To love a child, to parent them, is to walk around with the terror of loss just beneath your skin. Most of us manage it well, letting them climb trees and go on air planes and drive in cars.

But, be careful not to manage it so well that you cannot find it in an instant. Let the risk of being alive, and loving, be something you can access with each breath.

I don’t want us to have to see our child in another in order to feel for them. I don’t want us to have to imagine our own excruciating scream to be motivated to act. We do not need to put ourselves in someone else’s shoes. Our love, our terror, our intimacy with the risk- that should be enough. We should recognize it in the hand that cradles, in eyes of shock, and soft curve of a jaw line passed through generations and tended in growth of all stages. We shouldn’t need to feel our own world destroyed to be moved. We do not need to do that. That is not empathy. Empathy is to feel ANOTHER’s feelings in your body as you feel your own. To feel the emotion in OUR collective body. This feeling your own feelings about someone else’s situation is something different than empathy. It has a place, an important place in your process. But it’s essential to separate the two. Because if we are not careful, entangling our own experience about someone else’s emotions can lead to the codependent empathy cycle rather than the compassion circuit.
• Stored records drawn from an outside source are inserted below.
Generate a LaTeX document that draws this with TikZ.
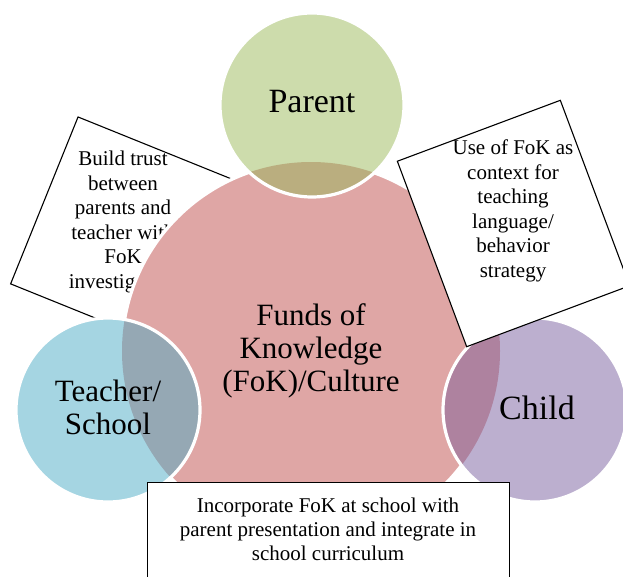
\documentclass[tikz,border=0pt]{standalone}
\usepackage{fontspec}
\setmainfont{Liberation Serif}
\usepackage{xcolor}
\definecolor{mpink}{HTML}{DFA6A5}
\definecolor{mgreen}{HTML}{CDDCAC}
\definecolor{mblue}{HTML}{A5D5E2}
\definecolor{mpurple}{HTML}{BCAFCF}
\definecolor{mtan}{HTML}{BAAE7F}
\definecolor{mslate}{HTML}{95A8B4}
\definecolor{mmauve}{HTML}{AE829F}
\usepackage{tikz}

\tikzset{
  ring/.style={draw=white, line width=3.2pt},
  notebox/.style={draw=black, line width=1.1pt, fill=white, inner sep=0pt},
  notetext/.style={align=center, inner sep=0pt, font=\fontsize{21}{24.5}\selectfont},
  bigtext/.style={align=center, inner sep=0pt, font=\fontsize{34}{36}\selectfont},
  midtext/.style={align=center, inner sep=0pt, font=\fontsize{31}{33}\selectfont},
}

\begin{document}
\begin{tikzpicture}[x=1pt,y=-1pt]
            % Define parameters
            \def\R{189}   % radius of the centre circle
            \def\r{92}    % radius of the outer circles

            \useasboundingbox (0,0) rectangle (623,576);

            % Centres of the circles
            \coordinate (fokc) at (311,351);
            \coordinate (parentc) at (312,105);
            \coordinate (teacherc) at (108,410);
            \coordinate (childc) at (535,410);

            % Left note sits behind the circles
            \node[notebox, rotate=-22, minimum width=174pt, minimum height=180pt] (trustbox) at (125,233) {};
            \node[notetext] (trust) at (123,222) {Build trust\\between\\parents and\\teacher with\\FoK\\investigation};

            % Draw the centre circle
            \fill[mpink] (fokc) circle (\R);
            \draw[ring] (fokc) circle (\R);

            % Draw the outer circles and their overlap with the centre
            \foreach \c/\col/\mix in {parentc/mgreen/mtan, teacherc/mblue/mslate, childc/mpurple/mmauve} {
              \fill[\col] (\c) circle (\r);
              \begin{scope}
                \clip (fokc) circle (\R);
                \fill[\mix] (\c) circle (\r);
              \end{scope}
              \draw[ring] (\c) circle (\r);
            }

            % Circle labels
            \node[bigtext] (parent) at (312,102) {Parent};
            \node[midtext] (fok) at (311,351) {Funds of\\Knowledge\\(FoK)/Culture};
            \node[midtext] (teacher) at (108,407) {Teacher/\\School};
            \node[bigtext] (child) at (537,408) {Child};

            % Right note
            \node[notebox, rotate=20.5, minimum width=174pt, minimum height=198pt] (usebox) at (513.5,223.5) {};
            \node[notetext] (use) at (513,211) {Use of FoK as\\context for\\teaching\\language/\\behavior\\strategy};

            % Bottom note
            \node[notebox, anchor=north west, minimum width=362pt, minimum height=130pt] (incbox) at (147,482) {};
            \node[notetext, font=\fontsize{21}{24}\selectfont] (inc) at (328,529) {Incorporate FoK at school with\\parent presentation and integrate in\\school curriculum};
          \end{tikzpicture}
\end{document}
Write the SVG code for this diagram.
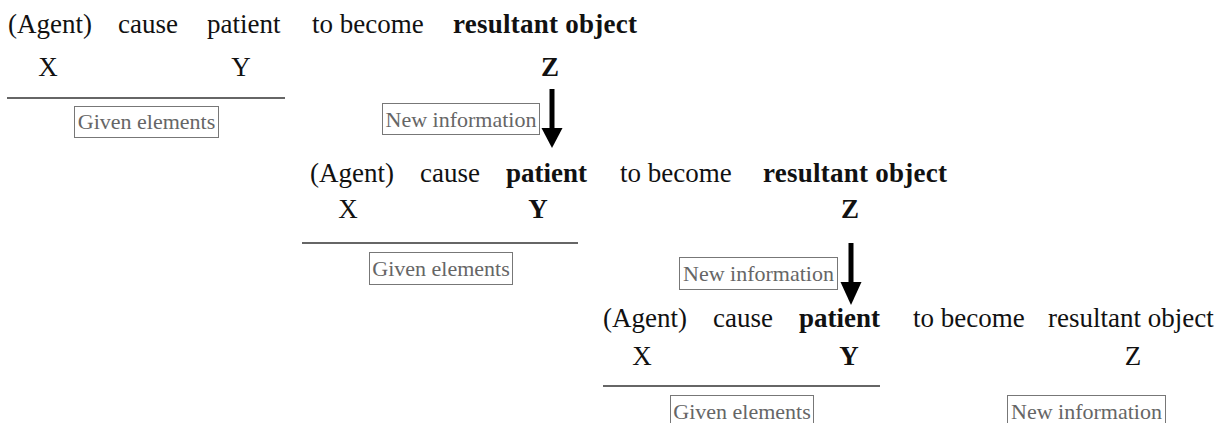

The codependent empathy cycle leads to more separation, exhaustion, overwhelm and fear.

The compassion circuit nourishes us with energy for action, mends separation, offers clarity and courage.

Cultivating the capacity of our individual compassion circuits is protective.  The more bonded we are to each other, the less harm we will allow. The more solutions we will find. The more potent we can be.

We can barely imagine what would be possible, we have to go there to find out. We must cultivate those hearts to know their wisdom. To know that future.